A segunda, no entanto, tem toda a mão de Chiuri, que vem rejuvenescendo cada vez mais a marca. Ao invés de celebrar as tradicionais técnicas dos ateliês franceses e europeus que sempre fizeram parte da história da Dior,a estilista preferiu celebrar o savoir-faire africano — com o devido cuidado que uma marca originária de um país colonialista deveria ter para não cair no tribunal da apropriação cultural.

Para isso, a diretora criativa se juntou com a antropóloga francesa Anne Grosfilley, que serviu de guia durante a criação da coleção. Grosfilley apresentou Chiuri à Uniwax, uma fábrica de cera especializada na Costa do Marfim, e à minuciosa técnica de impressão feita à mão que forma a padronagem. “É diferente do que foi feito antes, porque geralmente os designers gostam da ideia do que ‘parece africano”, enquanto não fornecem trabalho ou fazem algo que é realmente africano”, disse a antropóloga à Vogue americana. E foi aí onde Chiuri teve sucesso, promovendo têxteis de origem africana, sem cair numa ideia europeia do que seria o estilo africano.

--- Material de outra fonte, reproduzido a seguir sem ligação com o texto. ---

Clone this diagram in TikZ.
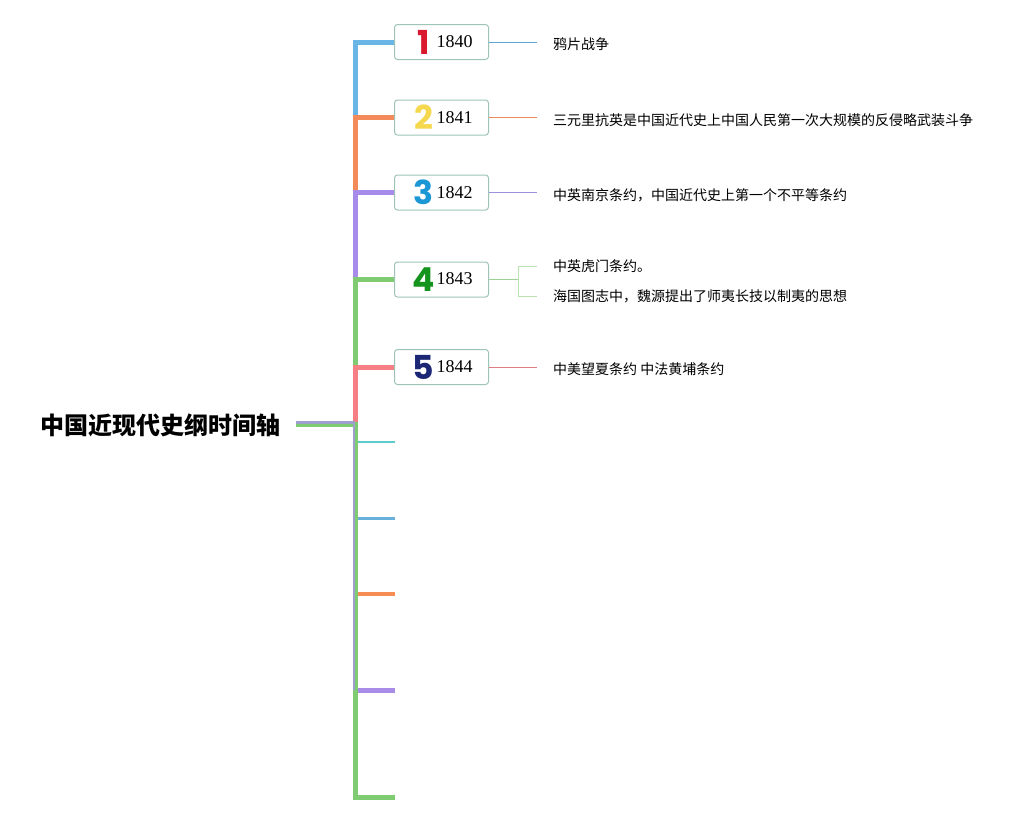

Os tradicionais símbolos da marca (a silhueta New Look, toiles de jouy e elementos do tarô) foram reinterpretados numa coleção transcultural e pan-africana, com Chiuri colaborando (e dando o devido crédito) ao pintor afro-americano Mickalene Thomas, a estilista jamaicana-britânica Grace Wales Bonner e o designer da Costa do Marfim, Pathé Ouedraogo, famoso pelas camisas que fez para Nelson Mandela. O livre diálogo ficou claro numa coleção cheia de pluralidades: as conhecidas silhuetas da Dior ganhavam ganharam um perfume mais fresco e fluido, com as estampas de cera da Uniwax dando cor a vestidos-coluna, com leves drapeados no busto; calças cropped sob jaquetas estruturadas com cores e movimento no tecido. Sem falar de ponchos de tricô intarsia multicoloridos, vestidos de seda esvoaçantes, e rendas brancas bordadas com vidro de Murano. Mais um ponto positivo para a maison (e Maria Grazia), que sabe esteticamente discutir temas que fazem parte de um debate que vai além da moda.